RL-STaR: Theoretical Analysis of Reinforcement Learning Frameworks for Self-Taught Reasoner

Paper · arXiv 2410.23912 · Published October 31, 2024
Self Refinement Self Consistency FeedbackReasoning o1 o3 Search

The reasoning abilities of large language models (LLMs) have improved with chain-of-thought (CoT) prompting, allowing models to solve complex tasks in a stepwise manner. However, training CoT capabilities requires detailed reasoning data, which is often scarce. The self-taught reasoner (STaR) framework addresses this by using reinforcement learning to automatically generate reasoning steps, reducing reliance on human-labeled data. Although STaR and its variants have demonstrated empirical success, a theoretical foundation explaining these improvements is lacking. This work provides a theoretical framework for understanding the effectiveness of reinforcement learning on CoT reasoning and STaR. Our contributions are: (1) an analysis of policy improvement, showing why LLM reasoning improves iteratively with STaR; (2) conditions for convergence to an optimal reasoning policy; (3) an examination of STaR’s robustness, explaining how it can im- prove reasoning even when incorporating occasional incorrect steps; and (4) criteria for the quality of pre-trained models necessary to initiate effective reasoning improvement. This framework aims to bridge empirical findings with theoretical insights, advancing reinforcement learning approaches for reasoning in LLMs.

Numerous improvements to STaR have since been introduced [HYM+24, ZHS+24],

demonstrating empirically that LLMs can effectively learn reasoning steps via reinforcement learning without human intervention.

In this research, we propose a theoretical framework tailored to analyzing the effectiveness of reinforcement learning on CoT reasoning and STaR, which answers the following questions:

• Policy improvement: Why can LLMs improve their reasoning capabilities with each iteration of STaR?

• Convergence to optimal policy: If an optimal reasoning model exists, can STaR find this optimal reasoner within infinite number of iterations?

• Existence of incorrect reasoning steps in STaR: In STaR, it is possible for the model to generate incorrect reasoning steps while still arriving at the correct final answer, which means these erroneous steps are included in the training data for that iteration. We aim to explain why STaR can still enhance the LLM’s reasoning capabilities despite the inclusion of these incorrect steps.

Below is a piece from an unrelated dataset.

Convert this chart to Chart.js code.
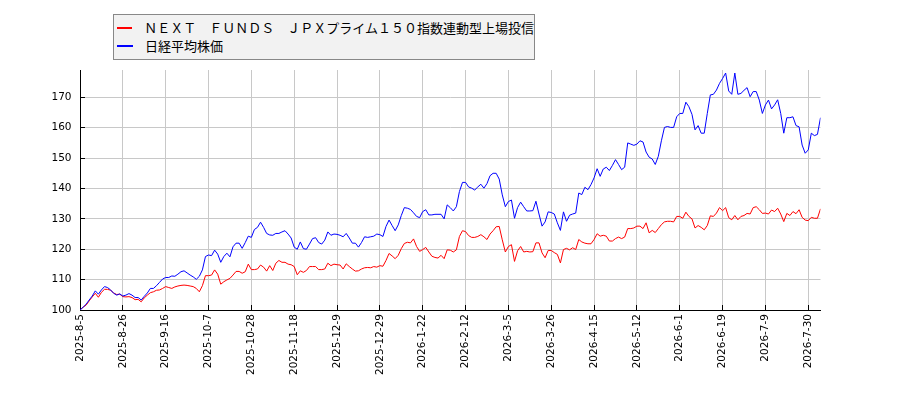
<!DOCTYPE html>
<html>
<head>
<meta charset="utf-8">
<script src="https://cdn.jsdelivr.net/npm/chart.js@4/dist/chart.umd.min.js"></script>
<style>
  html, body { margin: 0; padding: 0; background: #fff; }
  #wrap { position: relative; width: 900px; height: 400px; background: #fff; }
  #legend { position: absolute; left: 113px; top: 14px; width: 420px; height: 40px;
    border: 1px solid #888; background: #f2f2f2; padding-top: 4px; box-sizing: content-box;
    font-family: "Noto Sans CJK JP", "DejaVu Sans", sans-serif; font-size: 13px; color: #000; }
  #legend .row { height: 18px; line-height: 18px; white-space: nowrap; display: flex; align-items: center; }
  #legend .mk { display: inline-block; width: 16px; height: 2px; margin-left: 3px; margin-right: 12px; }
</style>
</head>
<body>
<div id="wrap">
  <canvas id="c" width="900" height="400"></canvas>
  <div id="legend"></div>
</div>
<script>
const seriesNames = ['ＮＥＸＴ　ＦＵＮＤＳ　ＪＰＸプライム１５０指数連動型上場投信', '日経平均株価'];
const seriesColors = ['#ff0000', '#0000ff'];
const tickLabels = ['2025-8-5','2025-8-26','2025-9-16','2025-10-7','2025-10-28','2025-11-18','2025-12-9','2025-12-29','2026-1-22','2026-2-12','2026-3-5','2026-3-26','2026-4-15','2026-5-12','2026-6-1','2026-6-19','2026-7-9','2026-7-30'];
const tickEvery = 14;

const nextFunds = [
100.0,100.9,101.6,103.0,104.3,105.5,104.2,105.8,106.8,106.8,
106.5,105.6,105.1,105.2,104.4,104.3,104.4,104.1,103.4,103.5,
102.7,104.0,104.9,105.7,106.0,106.5,106.6,107.1,107.7,107.4,
107.1,107.6,107.9,108.1,108.2,108.1,107.9,107.7,107.1,106.0,
108.0,111.3,111.3,111.5,113.2,111.8,108.5,109.3,109.9,110.4,
111.5,112.7,112.7,112.1,112.6,115.1,113.3,113.3,113.5,114.8,
114.1,112.8,114.6,113.0,115.4,116.3,115.7,115.7,115.1,114.9,
114.3,111.6,112.9,112.4,113.0,114.3,114.3,114.3,113.3,113.3,
113.5,115.4,114.6,115.1,114.9,114.8,113.5,115.2,114.3,113.5,
112.8,112.9,113.5,113.9,114.0,113.9,114.3,114.1,114.6,114.4,
116.3,118.6,117.8,116.9,118.0,120.2,121.9,122.3,122.1,123.4,
120.9,119.3,119.9,120.6,119.1,117.7,117.3,117.1,118.0,116.9,
119.8,119.7,119.1,119.8,124.2,126.1,125.8,124.5,123.9,123.9,
124.2,124.8,124.1,123.2,125.0,126.1,127.4,127.5,123.1,119.1,
120.9,121.5,116.0,119.5,120.9,119.1,119.3,119.1,119.2,122.1,
122.1,118.8,117.2,119.6,119.6,118.9,118.3,115.5,119.9,120.3,
119.8,120.5,119.9,123.2,122.4,122.0,121.8,121.8,123.2,125.1,
124.3,124.6,124.3,122.7,122.7,123.5,124.0,123.5,124.0,126.8,
126.8,127.0,127.6,127.6,126.8,128.7,125.4,126.2,125.5,126.8,
128.1,129.0,129.2,129.2,129.0,130.8,130.8,130.2,132.2,130.8,
130.0,127.0,127.8,127.2,126.4,127.8,131.0,130.8,131.9,133.7,
132.7,133.7,130.4,129.7,131.1,129.7,130.8,131.1,131.8,131.6,
133.7,134.0,133.0,131.8,131.9,131.6,132.9,132.4,133.5,131.6,
129.1,131.8,131.1,132.4,131.7,133.0,130.5,129.6,129.4,130.5,
130.2,130.2,133.3
];

const nikkei = [
100.0,100.9,101.9,103.3,104.6,106.3,105.2,106.6,107.7,107.4,
106.6,105.5,104.9,105.3,104.6,104.9,105.4,104.9,104.1,104.1,
103.3,104.5,105.6,107.1,107.1,108.0,109.1,110.2,110.7,110.7,
111.2,111.1,111.8,112.6,112.9,112.2,111.5,110.9,110.1,111.1,
113.2,117.6,118.1,117.9,119.7,118.4,115.7,117.6,118.7,117.5,
120.8,122.0,122.0,120.3,122.2,124.3,123.9,126.5,127.2,128.9,
127.2,125.2,124.7,124.6,125.2,125.2,125.7,126.1,125.0,123.7,
120.7,120.0,122.4,120.2,120.0,121.7,123.5,123.8,122.2,121.7,
123.0,125.7,124.6,125.0,124.9,124.6,124.1,125.2,123.7,122.0,
122.0,120.7,122.2,124.1,123.9,124.1,124.3,125.0,124.8,124.2,
127.5,129.6,127.8,126.1,128.0,131.1,133.7,133.5,133.1,132.0,
130.8,130.4,132.4,133.0,131.3,131.3,131.5,131.5,131.5,130.0,
134.6,133.7,132.6,134.0,139.0,142.0,142.0,140.5,140.1,139.5,
140.5,141.4,140.1,141.6,144.2,145.0,145.0,143.1,137.9,134.0,
135.7,136.2,130.2,133.7,135.5,134.0,132.6,132.6,132.7,135.8,
131.6,127.6,129.0,132.3,132.1,131.6,128.7,126.2,132.3,129.2,
131.2,131.6,131.9,138.5,138.0,140.4,139.6,141.3,143.5,146.5,
144.0,146.4,147.0,145.9,147.6,149.5,147.9,146.2,147.0,155.0,
154.6,154.2,154.6,155.7,155.3,152.0,150.3,149.7,147.9,150.6,
155.7,160.1,160.4,160.1,160.1,163.6,164.7,164.7,168.4,166.9,
164.4,159.3,160.7,158.2,158.2,164.7,170.8,171.0,172.4,174.6,
176.2,178.0,172.1,171.0,178.0,171.0,171.3,172.3,173.2,170.2,
171.9,171.9,169.1,164.7,167.5,169.1,166.2,167.5,169.2,164.7,
158.2,163.3,163.3,163.6,160.7,160.3,154.3,151.6,152.7,158.2,
157.4,157.8,163.3
];

const yMin = 100, yMax = 179, yStep = 10;

// HTML legend built from the named arrays
const legendEl = document.getElementById('legend');
seriesNames.forEach((name, i) => {
  const row = document.createElement('div');
  row.className = 'row';
  const mk = document.createElement('span');
  mk.className = 'mk';
  mk.style.background = seriesColors[i];
  const tx = document.createElement('span');
  tx.textContent = name;
  row.appendChild(mk);
  row.appendChild(tx);
  legendEl.appendChild(row);
});

Chart.defaults.font.family = '"DejaVu Sans", sans-serif';
Chart.defaults.color = '#000';

const toPts = arr => arr.map((v, i) => ({ x: i, y: v }));

new Chart(document.getElementById('c'), {
  type: 'line',
  data: {
    datasets: [
      { label: seriesNames[0], data: toPts(nextFunds), borderColor: seriesColors[0], borderWidth: 1,
        pointRadius: 0, tension: 0, fill: false, order: 1 },
      { label: seriesNames[1], data: toPts(nikkei), borderColor: seriesColors[1], borderWidth: 1,
        pointRadius: 0, tension: 0, fill: false, order: 0 }
    ]
  },
  options: {
    responsive: false,
    animation: false,
    events: [],
    layout: { padding: { top: 70, right: 79.5, left: 0, bottom: 0 } },
    plugins: { legend: { display: false }, tooltip: { enabled: false } },
    scales: {
      x: {
        type: 'linear',
        min: 0,
        max: nikkei.length - 1,
        afterFit: s => { s.height = 90; },
        border: { display: true, color: '#000', width: 1 },
        grid: { color: '#c8c8c8', lineWidth: 1, tickLength: -5, tickColor: '#000', tickWidth: 1 },
        ticks: {
          stepSize: tickEvery,
          includeBounds: false,
          autoSkip: false,
          maxRotation: 90,
          minRotation: 90,
          padding: 9,
          font: { size: 10.5 },
          color: '#000',
          callback: v => tickLabels[Math.round(v / tickEvery)] || ''
        }
      },
      y: {
        min: yMin,
        max: yMax,
        afterFit: s => { s.width = 80; },
        border: { display: true, color: '#000', width: 1 },
        grid: { color: '#c8c8c8', lineWidth: 1, tickLength: -5, tickColor: '#000', tickWidth: 1 },
        ticks: {
          stepSize: yStep,
          includeBounds: false,
          padding: 13.5,
          font: { size: 10.5 },
          color: '#000',
          callback: v => String(v)
        }
      }
    }
  }
});
</script>
</body>
</html>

• Properties of pre-training models for STaR: Since STaR requires a pre-trained LLM to bootstrap the discovery of reasoning steps in the first iteration, how good the pre-trained LLM should be in solving reasoning problem?

2.2 Theories of Chain-of-thought

The Chain-of-Thought (CoT) techniques [WWS+22] enable large language models (LLMs) to tackle complex reasoning tasks by breaking down solutions into a series of sequential steps. Beyond empirical success, some theoretical insights into CoT reasoning have emerged. For instance, [PLG24] models the CoT process using Bayesian networks, where questions, answers, and reasoning steps are nodes within the network. Providing a structured path of reasoning steps has been shown to boost LLM performance. Additionally, [XL24] introduces the concept of length generalization, where LLMs can solve complex problems by generalizing patterns from simpler training examples. In [Mal23], the authors extend the PAC supervised learning framework to a PAC auto-regressive framework, demonstrating that an auto-regressive learner can learn linear threshold circuits when CoT steps are provided. Furthermore, [FZG+24] shows that with CoT, transformers can address problem classes solvable by dynamic programming, even when problem sizes grow polynomially. Although these works lay a theoretical foundation for CoT, they fall short of explaining why reinforcement learning could enhance CoT capabilities in LLMs. Moreover, these studies underscore the necessity of ample reasoning step examples in training data to develop strong CoT abilities during inference.

To reduce the labeling effort for CoT during training, the Self-Taught Reasoner (STaR) framework [ZWMG22] employs a reinforcement learning approach, specifically a policy gradient method, to enable LLMs to enhance their reasoning abilities autonomously. STaR initially generates reasoning steps through in-context learning to elicit chain-of-thought processes. Only the reasoning steps that lead to correct answers are added to the training data, which strengthens the model iteratively as the LLM generates new reasoning paths and then added to the training data in each round. Several STaR extensions have been introduced to further enhance the framework. For instance, [ZHS+24] proposed Quiet-STaR, a variant where language models produce token-level rationales to justify upcoming text, refining their predictions.